Write out each line of the listing as it stands, without the images.

--*--

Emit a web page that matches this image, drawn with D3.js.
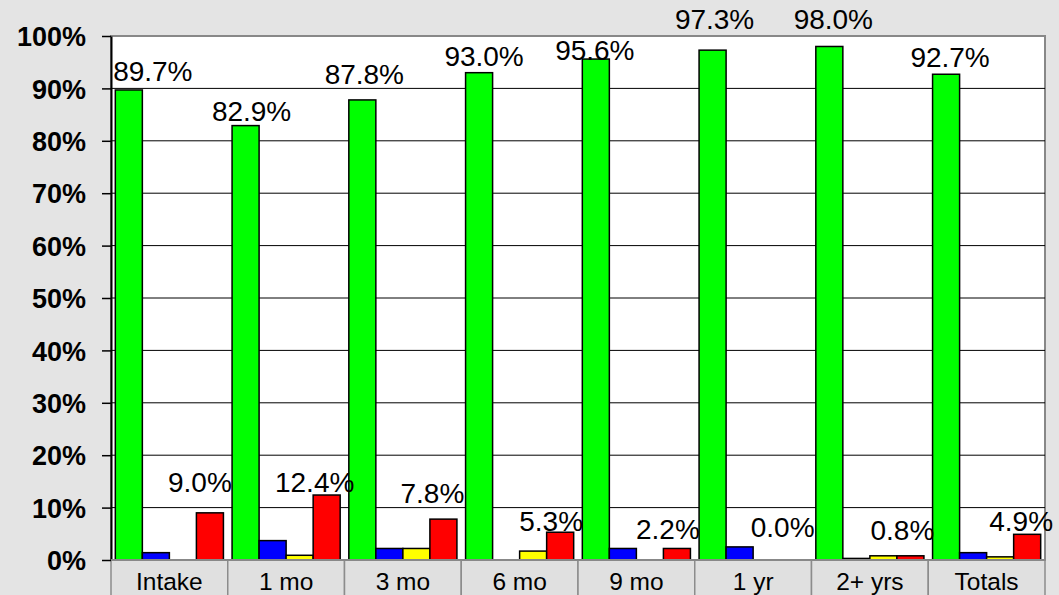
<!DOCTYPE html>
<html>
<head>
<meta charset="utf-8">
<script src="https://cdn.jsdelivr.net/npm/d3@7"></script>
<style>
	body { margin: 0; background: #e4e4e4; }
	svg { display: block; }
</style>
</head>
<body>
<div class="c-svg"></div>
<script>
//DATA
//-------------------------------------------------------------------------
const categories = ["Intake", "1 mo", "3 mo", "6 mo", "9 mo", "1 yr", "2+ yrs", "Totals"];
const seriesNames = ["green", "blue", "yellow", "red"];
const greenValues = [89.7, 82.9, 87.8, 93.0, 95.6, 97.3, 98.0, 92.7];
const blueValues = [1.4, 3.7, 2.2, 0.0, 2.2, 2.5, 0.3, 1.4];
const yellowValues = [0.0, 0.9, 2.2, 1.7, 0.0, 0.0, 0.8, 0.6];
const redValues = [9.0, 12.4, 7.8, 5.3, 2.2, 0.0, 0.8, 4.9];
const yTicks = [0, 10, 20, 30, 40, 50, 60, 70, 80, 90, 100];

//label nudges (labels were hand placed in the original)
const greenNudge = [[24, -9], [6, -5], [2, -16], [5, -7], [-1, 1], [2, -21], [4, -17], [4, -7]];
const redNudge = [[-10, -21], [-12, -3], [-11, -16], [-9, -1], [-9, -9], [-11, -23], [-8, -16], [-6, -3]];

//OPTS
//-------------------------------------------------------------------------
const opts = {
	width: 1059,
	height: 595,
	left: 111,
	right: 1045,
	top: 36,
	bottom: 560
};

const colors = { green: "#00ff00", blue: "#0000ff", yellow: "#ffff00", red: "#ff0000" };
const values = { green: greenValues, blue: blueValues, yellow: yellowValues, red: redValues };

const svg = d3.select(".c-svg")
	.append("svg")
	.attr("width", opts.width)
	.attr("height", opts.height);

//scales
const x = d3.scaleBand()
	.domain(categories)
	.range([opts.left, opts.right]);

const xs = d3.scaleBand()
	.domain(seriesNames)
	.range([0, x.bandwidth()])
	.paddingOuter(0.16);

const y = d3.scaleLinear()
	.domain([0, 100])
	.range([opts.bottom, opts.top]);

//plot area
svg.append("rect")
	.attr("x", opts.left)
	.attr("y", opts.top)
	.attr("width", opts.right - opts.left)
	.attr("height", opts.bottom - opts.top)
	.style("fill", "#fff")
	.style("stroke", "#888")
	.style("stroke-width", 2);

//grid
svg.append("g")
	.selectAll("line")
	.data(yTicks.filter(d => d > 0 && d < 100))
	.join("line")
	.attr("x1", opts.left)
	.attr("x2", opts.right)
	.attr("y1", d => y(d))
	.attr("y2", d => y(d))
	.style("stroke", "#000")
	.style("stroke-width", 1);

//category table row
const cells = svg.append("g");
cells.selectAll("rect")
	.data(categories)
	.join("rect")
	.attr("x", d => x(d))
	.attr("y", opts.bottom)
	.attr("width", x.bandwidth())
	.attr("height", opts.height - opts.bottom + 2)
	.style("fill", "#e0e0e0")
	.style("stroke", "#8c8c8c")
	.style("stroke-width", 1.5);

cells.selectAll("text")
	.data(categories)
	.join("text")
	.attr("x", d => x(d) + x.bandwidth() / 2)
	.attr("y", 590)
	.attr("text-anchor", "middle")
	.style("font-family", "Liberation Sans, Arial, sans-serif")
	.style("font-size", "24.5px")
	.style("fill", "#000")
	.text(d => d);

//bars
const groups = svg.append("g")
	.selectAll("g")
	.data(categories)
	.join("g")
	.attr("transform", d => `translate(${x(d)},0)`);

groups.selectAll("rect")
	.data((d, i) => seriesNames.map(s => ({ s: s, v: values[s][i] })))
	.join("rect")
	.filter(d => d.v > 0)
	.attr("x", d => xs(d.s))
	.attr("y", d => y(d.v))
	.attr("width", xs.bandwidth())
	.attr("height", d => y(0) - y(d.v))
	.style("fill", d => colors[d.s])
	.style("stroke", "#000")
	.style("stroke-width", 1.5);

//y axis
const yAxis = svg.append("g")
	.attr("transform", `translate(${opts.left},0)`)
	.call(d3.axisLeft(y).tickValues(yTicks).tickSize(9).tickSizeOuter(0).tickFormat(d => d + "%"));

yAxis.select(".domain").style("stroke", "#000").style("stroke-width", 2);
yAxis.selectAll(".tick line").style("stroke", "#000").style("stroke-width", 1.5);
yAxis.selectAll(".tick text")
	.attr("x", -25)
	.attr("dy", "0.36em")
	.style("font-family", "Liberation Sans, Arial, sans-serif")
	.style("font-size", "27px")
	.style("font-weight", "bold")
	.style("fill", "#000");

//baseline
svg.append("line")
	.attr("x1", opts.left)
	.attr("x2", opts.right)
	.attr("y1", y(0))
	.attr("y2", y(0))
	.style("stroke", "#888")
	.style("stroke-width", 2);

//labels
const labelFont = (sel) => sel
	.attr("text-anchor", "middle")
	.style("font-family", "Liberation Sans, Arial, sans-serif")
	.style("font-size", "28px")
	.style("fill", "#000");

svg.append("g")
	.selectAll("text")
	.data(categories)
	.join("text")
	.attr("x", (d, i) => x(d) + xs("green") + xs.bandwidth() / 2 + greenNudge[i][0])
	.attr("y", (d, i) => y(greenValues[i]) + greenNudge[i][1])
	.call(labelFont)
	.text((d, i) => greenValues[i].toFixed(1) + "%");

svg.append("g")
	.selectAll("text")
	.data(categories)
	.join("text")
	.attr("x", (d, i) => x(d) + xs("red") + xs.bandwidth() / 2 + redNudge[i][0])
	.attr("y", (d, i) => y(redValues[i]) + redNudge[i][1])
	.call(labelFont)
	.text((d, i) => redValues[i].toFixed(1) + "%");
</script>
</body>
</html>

--*--

Exercise result
Emit a web page that matches this image, drawn with D3.js.
<!DOCTYPE html>
<html>
<head>
<meta charset="utf-8">
<script src="https://cdn.jsdelivr.net/npm/d3@7"></script>
<style>
	body { margin: 0; background: #e4e4e4; }
	svg { display: block; }
</style>
</head>
<body>
<div class="c-svg"></div>
<script>
//DATA
//-------------------------------------------------------------------------
const categories = ["Intake", "1 mo", "3 mo", "6 mo", "9 mo", "1 yr", "2+ yrs", "Totals"];
const seriesNames = ["green", "blue", "yellow", "red"];
const greenValues = [89.7, 82.9, 87.8, 93.0, 95.6, 97.3, 98.0, 92.7];
const blueValues = [1.4, 3.7, 2.2, 0.0, 2.2, 2.5, 0.3, 1.4];
const yellowValues = [0.0, 0.9, 2.2, 1.7, 0.0, 0.0, 0.8, 0.6];
const redValues = [9.0, 12.4, 7.8, 5.3, 2.2, 0.0, 0.8, 4.9];
const yTicks = [0, 10, 20, 30, 40, 50, 60, 70, 80, 90, 100];

//label nudges (labels were hand placed in the original)
const greenNudge = [[24, -9], [6, -5], [2, -16], [5, -7], [-1, 1], [2, -21], [4, -17], [4, -7]];
const redNudge = [[-10, -21], [-12, -3], [-11, -16], [-9, -1], [-9, -9], [-11, -23], [-8, -16], [-6, -3]];

//OPTS
//-------------------------------------------------------------------------
const opts = {
	width: 1059,
	height: 595,
	left: 111,
	right: 1045,
	top: 36,
	bottom: 560
};

const colors = { green: "#00ff00", blue: "#0000ff", yellow: "#ffff00", red: "#ff0000" };
const values = { green: greenValues, blue: blueValues, yellow: yellowValues, red: redValues };

const svg = d3.select(".c-svg")
	.append("svg")
	.attr("width", opts.width)
	.attr("height", opts.height);

//scales
const x = d3.scaleBand()
	.domain(categories)
	.range([opts.left, opts.right]);

const xs = d3.scaleBand()
	.domain(seriesNames)
	.range([0, x.bandwidth()])
	.paddingOuter(0.16);

const y = d3.scaleLinear()
	.domain([0, 100])
	.range([opts.bottom, opts.top]);

//plot area
svg.append("rect")
	.attr("x", opts.left)
	.attr("y", opts.top)
	.attr("width", opts.right - opts.left)
	.attr("height", opts.bottom - opts.top)
	.style("fill", "#fff")
	.style("stroke", "#888")
	.style("stroke-width", 2);

//grid
svg.append("g")
	.selectAll("line")
	.data(yTicks.filter(d => d > 0 && d < 100))
	.join("line")
	.attr("x1", opts.left)
	.attr("x2", opts.right)
	.attr("y1", d => y(d))
	.attr("y2", d => y(d))
	.style("stroke", "#000")
	.style("stroke-width", 1);

//category table row
const cells = svg.append("g");
cells.selectAll("rect")
	.data(categories)
	.join("rect")
	.attr("x", d => x(d))
	.attr("y", opts.bottom)
	.attr("width", x.bandwidth())
	.attr("height", opts.height - opts.bottom + 2)
	.style("fill", "#e0e0e0")
	.style("stroke", "#8c8c8c")
	.style("stroke-width", 1.5);

cells.selectAll("text")
	.data(categories)
	.join("text")
	.attr("x", d => x(d) + x.bandwidth() / 2)
	.attr("y", 590)
	.attr("text-anchor", "middle")
	.style("font-family", "Liberation Sans, Arial, sans-serif")
	.style("font-size", "24.5px")
	.style("fill", "#000")
	.text(d => d);

//bars
const groups = svg.append("g")
	.selectAll("g")
	.data(categories)
	.join("g")
	.attr("transform", d => `translate(${x(d)},0)`);

groups.selectAll("rect")
	.data((d, i) => seriesNames.map(s => ({ s: s, v: values[s][i] })))
	.join("rect")
	.filter(d => d.v > 0)
	.attr("x", d => xs(d.s))
	.attr("y", d => y(d.v))
	.attr("width", xs.bandwidth())
	.attr("height", d => y(0) - y(d.v))
	.style("fill", d => colors[d.s])
	.style("stroke", "#000")
	.style("stroke-width", 1.5);

//y axis
const yAxis = svg.append("g")
	.attr("transform", `translate(${opts.left},0)`)
	.call(d3.axisLeft(y).tickValues(yTicks).tickSize(9).tickSizeOuter(0).tickFormat(d => d + "%"));

yAxis.select(".domain").style("stroke", "#000").style("stroke-width", 2);
yAxis.selectAll(".tick line").style("stroke", "#000").style("stroke-width", 1.5);
yAxis.selectAll(".tick text")
	.attr("x", -25)
	.attr("dy", "0.36em")
	.style("font-family", "Liberation Sans, Arial, sans-serif")
	.style("font-size", "27px")
	.style("font-weight", "bold")
	.style("fill", "#000");

//baseline
svg.append("line")
	.attr("x1", opts.left)
	.attr("x2", opts.right)
	.attr("y1", y(0))
	.attr("y2", y(0))
	.style("stroke", "#888")
	.style("stroke-width", 2);

//labels
const labelFont = (sel) => sel
	.attr("text-anchor", "middle")
	.style("font-family", "Liberation Sans, Arial, sans-serif")
	.style("font-size", "28px")
	.style("fill", "#000");

svg.append("g")
	.selectAll("text")
	.data(categories)
	.join("text")
	.attr("x", (d, i) => x(d) + xs("green") + xs.bandwidth() / 2 + greenNudge[i][0])
	.attr("y", (d, i) => y(greenValues[i]) + greenNudge[i][1])
	.call(labelFont)
	.text((d, i) => greenValues[i].toFixed(1) + "%");

svg.append("g")
	.selectAll("text")
	.data(categories)
	.join("text")
	.attr("x", (d, i) => x(d) + xs("red") + xs.bandwidth() / 2 + redNudge[i][0])
	.attr("y", (d, i) => y(redValues[i]) + redNudge[i][1])
	.call(labelFont)
	.text((d, i) => redValues[i].toFixed(1) + "%");
</script>
</body>
</html>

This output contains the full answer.